In 1943, at the age of 18, George Everette "Bud" Day of Sioux City, Iowa, enlisted in the Marines. He served in the Pacific during World War II, and later became a fighter pilot. He flew the F-84F Thunderstreak during the Korean War and the F-100F Super Sabre in Vietnam. Bud Day, a legendary "full-blooded jet-jock" as one recent account dubbed him, would see service in all three wars as a sanctified whole: For him the concept of the "long war" was something he had built his life around in the middle decades of the 20th century. As an Air Force major, he was the first commander of the squadron of fast FACs (forward air controllers), who loitered daily for hours over North Vietnamese airspace, seeking out targets for other fighter bombers. With the most dangerous air mission in the Vietnam War, Day and the other fast FACs were known as "Misty warriors." Misty was the radio call sign that Day himself had chosen for the squadron, inspired by his favorite Johnny Mathis song. The Mistys were "an aggressive bunch of bastards who pressed the fight; they got down in the weeds" and "trolled for trouble," writes Robert Coram in a recently published book about Bud Day, American Patriot. On August 26, 1967, Bud Day's luck ran out. He was shot down over North Vietnam.
Then the story.
In December 1967, a prisoner was dumped in Day's cell on the outskirts of Hanoi, known as the Plantation. This prisoner's legs were atrophied and he weighed under 100 pounds. Day helped scrub his face and nurse him back from the brink of death. The fellow American was Navy Lieutenant Commander John Sidney McCain III of the Panama Canal Zone. As his health improved, McCain's rants against his captors were sometimes as ferocious as Day's. The North Vietnamese tried and failed, through torture, to get McCain to accept a release for their own propaganda purposes: The lieutenant commander was the son of Admiral John McCain Jr., the commander of all American forces in the Pacific. "Character," writes the younger McCain, quoting the 19th century evangelist Dwight Moody, "is what you are in the dark," when nobody's looking and you silently make decisions about how you will act the next day.

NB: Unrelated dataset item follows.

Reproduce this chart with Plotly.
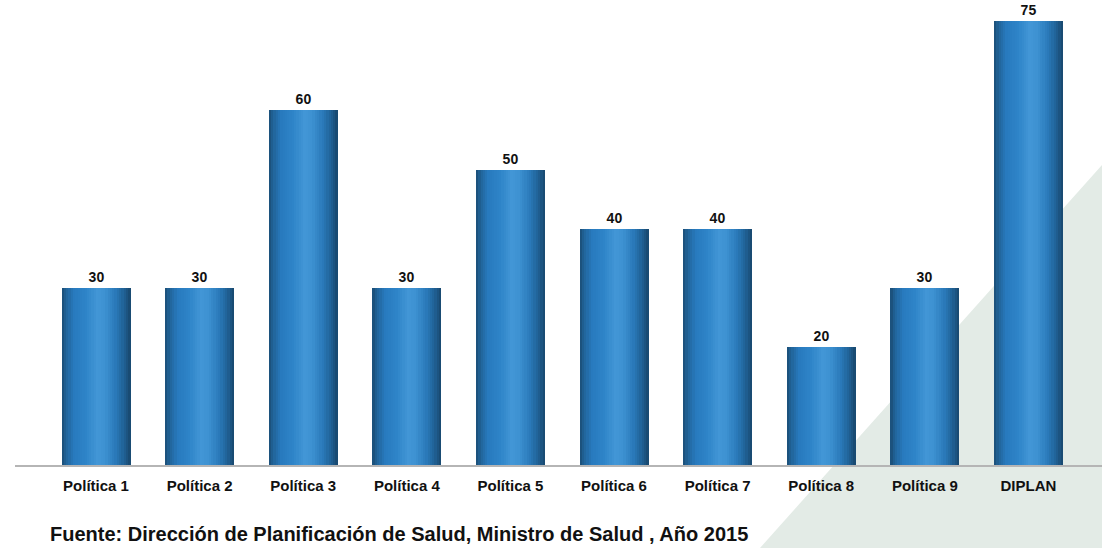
import plotly.graph_objects as go

# Data
categories = ["Política 1", "Política 2", "Política 3", "Política 4", "Política 5",
              "Política 6", "Política 7", "Política 8", "Política 9", "DIPLAN"]
values = [30, 30, 60, 30, 50, 40, 40, 20, 30, 75]
source_note = "Fuente: Dirección de Planificación de Salud, Ministro de Salud , Año 2015"

FONT = "Arial, 'Liberation Sans', sans-serif"
W, H = 1102, 548
BAR_W = 0.666

# Cylinder-like shading across the bar width (position, rgb)
profile = [
    (0.00, (26, 76, 116)),
    (0.06, (32, 98, 150)),
    (0.18, (40, 122, 190)),
    (0.35, (46, 132, 200)),
    (0.52, (66, 150, 214)),
    (0.62, (62, 146, 210)),
    (0.78, (42, 122, 186)),
    (0.90, (32, 98, 150)),
    (1.00, (24, 70, 108)),
]


def shade(t):
    for (t0, c0), (t1, c1) in zip(profile[:-1], profile[1:]):
        if t0 <= t <= t1:
            f = (t - t0) / (t1 - t0) if t1 > t0 else 0
            c = [round(a + (b - a) * f) for a, b in zip(c0, c1)]
            return f"rgb({c[0]},{c[1]},{c[2]})"
    return "rgb(24,70,108)"


fig = go.Figure()

# Each bar is built from thin vertical strips to give a rounded, shaded look
n_strips = 30
sw = BAR_W / n_strips
for k in range(n_strips):
    t = (k + 0.5) / n_strips
    extra = sw * 0.6 if k < n_strips - 1 else 0
    fig.add_trace(go.Bar(
        x=categories, y=values,
        width=sw + extra, offset=-BAR_W / 2 + k * sw,
        marker=dict(color=shade(t), line=dict(width=0)),
        hoverinfo="skip", showlegend=False,
    ))

# Value labels
fig.add_trace(go.Bar(
    x=categories, y=values, width=BAR_W,
    marker=dict(color="rgba(0,0,0,0)", line=dict(width=0)),
    text=[f"<b>{v}</b>" for v in values], textposition="outside",
    textfont=dict(family=FONT, size=14, color="#111111"),
    cliponaxis=False, showlegend=False,
))

plot_h = 466
px_per_cat = 103.6
x0 = -96 / px_per_cat
x1 = x0 + W / px_per_cat

fig.update_layout(
    width=W, height=H,
    margin=dict(l=0, r=0, t=0, b=H - plot_h),
    paper_bgcolor="white", plot_bgcolor="rgba(0,0,0,0)",
    barmode="overlay", bargap=0,
    xaxis=dict(range=[x0, x1], showgrid=False, zeroline=False, showline=False,
               ticks="", tickfont=dict(family=FONT, size=15, color="#111111"),
               ticklabelstandoff=9, tickprefix="<b>", ticksuffix="</b>"),
    yaxis=dict(range=[0, plot_h / 5.93], visible=False, showgrid=False),
    shapes=[
        dict(type="path", xref="paper", yref="paper",
             path=f"M {760 / W} {-(H - plot_h) / plot_h} L 1 {(plot_h - 165) / plot_h} "
                  f"L 1 {-(H - plot_h) / plot_h} Z",
             fillcolor="#e3ebe6", line=dict(width=0), layer="below"),
        dict(type="line", xref="paper", yref="paper",
             x0=15 / W, x1=1, y0=0, y1=0,
             line=dict(color="#b5b5b5", width=2), layer="above"),
    ],
    annotations=[
        dict(text=f"<b>{source_note}</b>", xref="paper", yref="paper",
             x=48 / W, y=-(534 - plot_h) / plot_h, xanchor="left", yanchor="middle",
             showarrow=False, font=dict(family=FONT, size=20, color="#111111")),
    ],
    font=dict(family=FONT),
)

fig.write_html("out.html")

It is this character that Kaplan's writing continues to identify.
Kaplan spends a good deal of time on Admiral James Stockdale's writings. His books are not just personal accounts of being a fighter pilot and the highest ranking POW during the Vietnam War, but a philosophical link back in time to the ancient wisdom that emerged out of Greek and Roman civilization.
In an era where being "manly" is treated more as a fashion sense (a manly body wash for your man suit.) than as a type of character, these men that Kaplan covers in this essay are worth knowing because they are manly in the sense that Achilles would understand.
War isn't as simple as the media pundits and politicians would like us to think. It isn't a management problem. It isn't a law enforcement problem. It isn't something that can be managed like you manage you kids after school schedule. It is life and death, not only for soldiers, but for innocent civilians. It is a clash of philosophies about life, society and the future.
Over the past four and a half years, as the Iraq war has been waged, and as I've listened to the politicians and the media pundits pontificate on the war, the question that continually came to mind - "Of these people, who would sacrifice their life so that the people in their neighborhood could remain safe and free?" None of these people give me confidence that they are trust-worthy in this regard. Why? Because they fail to understand what Kaplan understands. That duty, honor and sacrifice are virtues that make societies strong and great. It is one of the reasons that this virulent form of Islam is so difficult to defeat. They understand that self-sacrifice is necessary if victory is to be gained.
Kaplan tells the stories of men who were willing to endure pain and mutilation in order to preserve the lives of their fellow soldiers. They did so knowing that to fail would mean death, but more importantly dishonor. I deeply respect the men and women who serve in our armed forces. I respect them for their courage, their love for their country and for the character they display that is the foundation of peace in the future.